* [Directions for this task]:
Extract, in full, the lines below, beginning at the first and ending with the line that contains "ax.axis('off')". Pictures do not belong in the copy.

* [Data shown]:

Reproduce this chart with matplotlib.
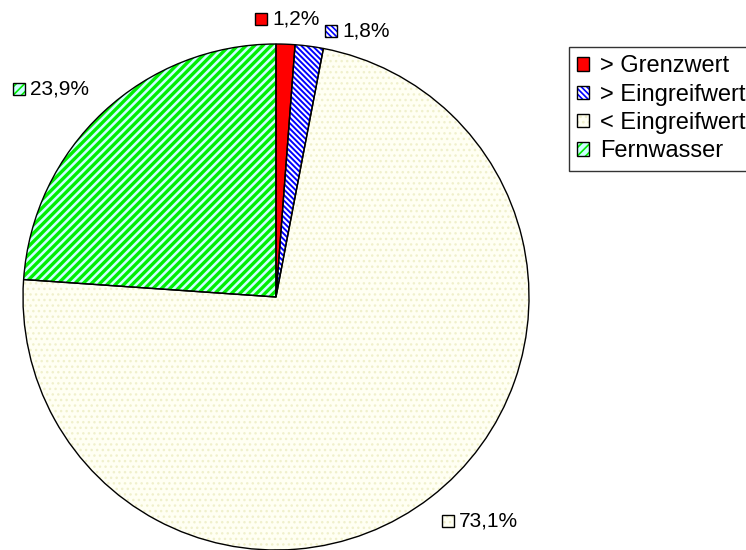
import matplotlib
matplotlib.use('Agg')
import matplotlib.pyplot as plt
from matplotlib.patches import Rectangle
from matplotlib.legend_handler import HandlerTuple

plt.rcParams['font.family'] = ['Liberation Sans', 'DejaVu Sans']

categories = ['> Grenzwert', '> Eingreifwert', '< Eingreifwert', 'Fernwasser']
shares = [1.2, 1.8, 73.1, 23.9]
labels = ['1,2%', '1,8%', '73,1%', '23,9%']

# colour, hatch, hatch colour, hatch width per slice
faces = ['#ff0000', '#ffffff', '#fffff3', '#ccffff']
hatches = [None, '\\\\\\\\\\\\', '...', '////']
hatch_cols = ['#ff0000', '#0000ff', '#f0f0cc', '#00ee00']
hatch_lw = [1.0, 1.4, 1.0, 2.4]

# label anchor (square left edge, pixel x, pixel y from top)
label_pos = [(255, 19), (325, 31), (442, 521), (13, 89)]

W, H = 746, 550
fig = plt.figure(figsize=(W / 100, H / 100), dpi=100)


def hatched(xy, w, h, fc, hatch, hc, hlw, **kw):
    plt.rcParams['hatch.linewidth'] = hlw
    p = Rectangle(xy, w, h, facecolor=fc, edgecolor=hc, hatch=hatch, linewidth=0, **kw)
    if hasattr(p, 'set_hatch_linewidth'):
        p.set_hatch_linewidth(hlw)
    return p


cx, cy, R = 276, 297, 253
ax = fig.add_axes([(cx - R) / W, (H - cy - R) / H, 2 * R / W, 2 * R / H])

wedges, _ = ax.pie(shares, startangle=90, counterclock=False, radius=1,
                   colors=faces, wedgeprops=dict(linewidth=0))
for w, h, hc, hlw in zip(wedges, hatches, hatch_cols, hatch_lw):
    w.set_edgecolor(hc)
    if h:
        w.set_hatch(h)
        if hasattr(w, 'set_hatch_linewidth'):
            w.set_hatch_linewidth(hlw)
ax.pie(shares, startangle=90, counterclock=False, radius=1,
       colors=['none'] * 4,
       wedgeprops=dict(linewidth=1.0, edgecolor='black', fill=False))
ax.set_xlim(-1, 1)
ax.set_ylim(-1, 1)
ax.set_aspect('equal')
ax.axis('off')

# labels with small hatched squares
s = 12
for (px, py), lab, fc, h, hc, hlw in zip(label_pos, labels, faces, hatches, hatch_cols, hatch_lw):
    x0 = px / W
    y0 = (H - py - s / 2) / H
    r1 = hatched((x0, y0), s / W, s / H, fc, h, hc, min(hlw, 1.2),
                 transform=fig.transFigure)
    r2 = Rectangle((x0, y0), s / W, s / H, transform=fig.transFigure,
                   fill=False, edgecolor='black', linewidth=1.0)
    fig.patches.extend([r1, r2])
    fig.text((px + s + 5) / W, (H - py) / H, lab, fontsize=15,
             ha='left', va='center')

# legend (runs off the right edge, as in the original)
handles = []
for fc, h, hc, hlw in zip(faces, hatches, hatch_cols, hatch_lw):
    p1 = hatched((0, 0), 1, 1, fc, h, hc, min(hlw, 1.2))
    p2 = Rectangle((0, 0), 1, 1, fill=False, edgecolor='black', linewidth=1.0)
    handles.append((p1, p2))
leg = fig.legend(handles, categories, loc='upper left',
                 bbox_to_anchor=(569 / W, 1 - 47 / H),
                 handler_map={tuple: HandlerTuple(ndivide=1)},
                 fontsize=17, frameon=True, fancybox=False, shadow=False,
                 handlelength=0.5, handleheight=0.5, handletextpad=0.45,
                 labelspacing=0.27, borderpad=0.35, borderaxespad=0)
leg.get_frame().set_edgecolor('black')
leg.get_frame().set_linewidth(1.0)

fig.savefig('out.png', dpi=100)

* [Solution]:
Reproduce this chart with matplotlib.
import matplotlib
matplotlib.use('Agg')
import matplotlib.pyplot as plt
from matplotlib.patches import Rectangle
from matplotlib.legend_handler import HandlerTuple

plt.rcParams['font.family'] = ['Liberation Sans', 'DejaVu Sans']

categories = ['> Grenzwert', '> Eingreifwert', '< Eingreifwert', 'Fernwasser']
shares = [1.2, 1.8, 73.1, 23.9]
labels = ['1,2%', '1,8%', '73,1%', '23,9%']

# colour, hatch, hatch colour, hatch width per slice
faces = ['#ff0000', '#ffffff', '#fffff3', '#ccffff']
hatches = [None, '\\\\\\\\\\\\', '...', '////']
hatch_cols = ['#ff0000', '#0000ff', '#f0f0cc', '#00ee00']
hatch_lw = [1.0, 1.4, 1.0, 2.4]

# label anchor (square left edge, pixel x, pixel y from top)
label_pos = [(255, 19), (325, 31), (442, 521), (13, 89)]

W, H = 746, 550
fig = plt.figure(figsize=(W / 100, H / 100), dpi=100)


def hatched(xy, w, h, fc, hatch, hc, hlw, **kw):
    plt.rcParams['hatch.linewidth'] = hlw
    p = Rectangle(xy, w, h, facecolor=fc, edgecolor=hc, hatch=hatch, linewidth=0, **kw)
    if hasattr(p, 'set_hatch_linewidth'):
        p.set_hatch_linewidth(hlw)
    return p


cx, cy, R = 276, 297, 253
ax = fig.add_axes([(cx - R) / W, (H - cy - R) / H, 2 * R / W, 2 * R / H])

wedges, _ = ax.pie(shares, startangle=90, counterclock=False, radius=1,
                   colors=faces, wedgeprops=dict(linewidth=0))
for w, h, hc, hlw in zip(wedges, hatches, hatch_cols, hatch_lw):
    w.set_edgecolor(hc)
    if h:
        w.set_hatch(h)
        if hasattr(w, 'set_hatch_linewidth'):
            w.set_hatch_linewidth(hlw)
ax.pie(shares, startangle=90, counterclock=False, radius=1,
       colors=['none'] * 4,
       wedgeprops=dict(linewidth=1.0, edgecolor='black', fill=False))
ax.set_xlim(-1, 1)
ax.set_ylim(-1, 1)
ax.set_aspect('equal')
ax.axis('off')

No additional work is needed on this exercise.